> What needs to be done
Return only the lines running from the top of the entries to the line with "from matplotlib.ticker import", inclusive, exactly as written.

==== Records for this exercise

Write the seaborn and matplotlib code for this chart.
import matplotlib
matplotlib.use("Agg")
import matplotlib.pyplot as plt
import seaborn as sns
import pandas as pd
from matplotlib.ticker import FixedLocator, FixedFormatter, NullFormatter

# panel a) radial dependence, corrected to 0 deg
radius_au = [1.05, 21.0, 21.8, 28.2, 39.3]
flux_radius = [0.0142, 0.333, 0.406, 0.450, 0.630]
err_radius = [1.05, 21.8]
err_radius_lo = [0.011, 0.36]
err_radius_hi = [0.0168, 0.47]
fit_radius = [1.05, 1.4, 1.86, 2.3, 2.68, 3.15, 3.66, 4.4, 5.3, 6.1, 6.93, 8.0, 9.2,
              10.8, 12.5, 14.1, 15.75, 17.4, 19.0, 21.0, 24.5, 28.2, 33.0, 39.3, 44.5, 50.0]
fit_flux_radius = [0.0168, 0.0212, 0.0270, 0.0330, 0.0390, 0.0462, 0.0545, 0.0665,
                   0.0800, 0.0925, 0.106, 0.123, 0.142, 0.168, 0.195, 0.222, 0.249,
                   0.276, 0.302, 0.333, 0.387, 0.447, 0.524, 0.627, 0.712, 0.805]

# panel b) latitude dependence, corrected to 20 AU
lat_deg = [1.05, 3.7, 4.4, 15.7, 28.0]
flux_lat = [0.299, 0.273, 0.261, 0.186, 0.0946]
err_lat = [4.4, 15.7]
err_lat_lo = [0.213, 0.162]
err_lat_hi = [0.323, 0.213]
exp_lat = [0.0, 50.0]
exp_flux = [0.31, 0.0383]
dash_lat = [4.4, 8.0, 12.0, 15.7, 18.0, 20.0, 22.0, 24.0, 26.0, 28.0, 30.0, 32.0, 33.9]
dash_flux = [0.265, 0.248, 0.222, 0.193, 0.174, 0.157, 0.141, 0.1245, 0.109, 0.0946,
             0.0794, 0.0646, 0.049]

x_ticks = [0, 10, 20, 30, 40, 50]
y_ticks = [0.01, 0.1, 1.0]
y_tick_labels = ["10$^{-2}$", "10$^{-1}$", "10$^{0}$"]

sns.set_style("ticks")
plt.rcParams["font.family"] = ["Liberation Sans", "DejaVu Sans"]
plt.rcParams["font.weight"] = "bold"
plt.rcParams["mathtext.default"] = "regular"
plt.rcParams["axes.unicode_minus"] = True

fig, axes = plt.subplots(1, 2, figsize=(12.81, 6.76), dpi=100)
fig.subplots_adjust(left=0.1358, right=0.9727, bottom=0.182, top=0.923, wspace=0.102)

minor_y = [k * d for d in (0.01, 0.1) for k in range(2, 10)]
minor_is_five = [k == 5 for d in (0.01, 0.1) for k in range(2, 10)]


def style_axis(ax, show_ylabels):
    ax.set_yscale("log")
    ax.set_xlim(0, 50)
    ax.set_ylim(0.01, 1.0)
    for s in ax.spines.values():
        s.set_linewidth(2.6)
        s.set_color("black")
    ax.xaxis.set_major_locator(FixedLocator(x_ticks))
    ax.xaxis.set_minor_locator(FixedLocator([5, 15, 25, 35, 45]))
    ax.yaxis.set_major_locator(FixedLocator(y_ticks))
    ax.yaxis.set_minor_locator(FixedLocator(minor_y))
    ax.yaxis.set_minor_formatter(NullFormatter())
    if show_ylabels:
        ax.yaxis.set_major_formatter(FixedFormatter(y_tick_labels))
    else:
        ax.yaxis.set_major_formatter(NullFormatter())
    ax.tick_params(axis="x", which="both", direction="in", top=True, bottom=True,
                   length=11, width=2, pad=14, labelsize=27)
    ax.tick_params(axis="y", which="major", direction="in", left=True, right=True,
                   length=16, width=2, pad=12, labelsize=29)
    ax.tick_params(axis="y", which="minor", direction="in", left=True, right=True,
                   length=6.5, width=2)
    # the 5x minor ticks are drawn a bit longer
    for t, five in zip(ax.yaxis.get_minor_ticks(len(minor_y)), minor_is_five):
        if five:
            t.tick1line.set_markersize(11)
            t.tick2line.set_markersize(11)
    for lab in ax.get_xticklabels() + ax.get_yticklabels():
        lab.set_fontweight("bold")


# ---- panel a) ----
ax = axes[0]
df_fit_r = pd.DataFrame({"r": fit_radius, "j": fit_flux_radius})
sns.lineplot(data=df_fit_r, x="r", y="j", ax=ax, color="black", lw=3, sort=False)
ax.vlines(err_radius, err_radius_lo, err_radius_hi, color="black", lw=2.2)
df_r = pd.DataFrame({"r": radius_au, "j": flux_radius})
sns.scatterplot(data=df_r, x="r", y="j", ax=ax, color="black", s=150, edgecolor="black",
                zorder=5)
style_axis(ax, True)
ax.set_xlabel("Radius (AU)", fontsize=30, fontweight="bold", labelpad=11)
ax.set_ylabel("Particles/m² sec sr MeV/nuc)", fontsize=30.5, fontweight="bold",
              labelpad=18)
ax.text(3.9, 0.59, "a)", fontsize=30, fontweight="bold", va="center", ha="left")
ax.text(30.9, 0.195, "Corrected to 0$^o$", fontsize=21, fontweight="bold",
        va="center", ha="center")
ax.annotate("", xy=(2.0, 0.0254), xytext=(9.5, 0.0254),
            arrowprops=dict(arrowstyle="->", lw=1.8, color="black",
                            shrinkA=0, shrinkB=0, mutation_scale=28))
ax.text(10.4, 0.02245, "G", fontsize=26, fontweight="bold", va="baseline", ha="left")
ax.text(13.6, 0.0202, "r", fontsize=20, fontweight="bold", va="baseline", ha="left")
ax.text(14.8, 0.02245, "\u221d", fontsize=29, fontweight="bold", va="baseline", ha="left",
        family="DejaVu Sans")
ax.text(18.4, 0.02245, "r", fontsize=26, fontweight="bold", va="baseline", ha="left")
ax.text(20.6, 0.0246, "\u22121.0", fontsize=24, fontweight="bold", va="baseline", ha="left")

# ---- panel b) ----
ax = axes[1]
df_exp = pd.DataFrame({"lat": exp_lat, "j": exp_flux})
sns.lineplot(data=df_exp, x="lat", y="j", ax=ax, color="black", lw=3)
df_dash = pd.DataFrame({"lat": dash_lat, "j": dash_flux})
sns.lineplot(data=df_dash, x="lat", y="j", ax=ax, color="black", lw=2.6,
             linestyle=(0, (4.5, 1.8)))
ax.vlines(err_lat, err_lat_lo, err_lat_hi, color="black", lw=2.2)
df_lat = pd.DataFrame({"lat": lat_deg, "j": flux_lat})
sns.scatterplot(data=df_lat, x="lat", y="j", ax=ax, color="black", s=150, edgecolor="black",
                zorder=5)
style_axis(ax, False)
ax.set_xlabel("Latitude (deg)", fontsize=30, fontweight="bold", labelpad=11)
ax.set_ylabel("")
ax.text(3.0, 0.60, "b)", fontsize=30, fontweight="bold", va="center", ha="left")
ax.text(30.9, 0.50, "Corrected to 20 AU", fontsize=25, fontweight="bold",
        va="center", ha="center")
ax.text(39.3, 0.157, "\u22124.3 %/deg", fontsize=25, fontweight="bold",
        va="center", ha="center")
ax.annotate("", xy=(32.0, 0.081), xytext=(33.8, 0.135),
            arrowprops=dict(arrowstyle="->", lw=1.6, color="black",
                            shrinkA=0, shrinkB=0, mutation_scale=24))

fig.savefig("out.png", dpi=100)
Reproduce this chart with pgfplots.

========

> Exercise response
Write the seaborn and matplotlib code for this chart.
import matplotlib
matplotlib.use("Agg")
import matplotlib.pyplot as plt
import seaborn as sns
import pandas as pd
from matplotlib.ticker import FixedLocator, FixedFormatter, NullFormatter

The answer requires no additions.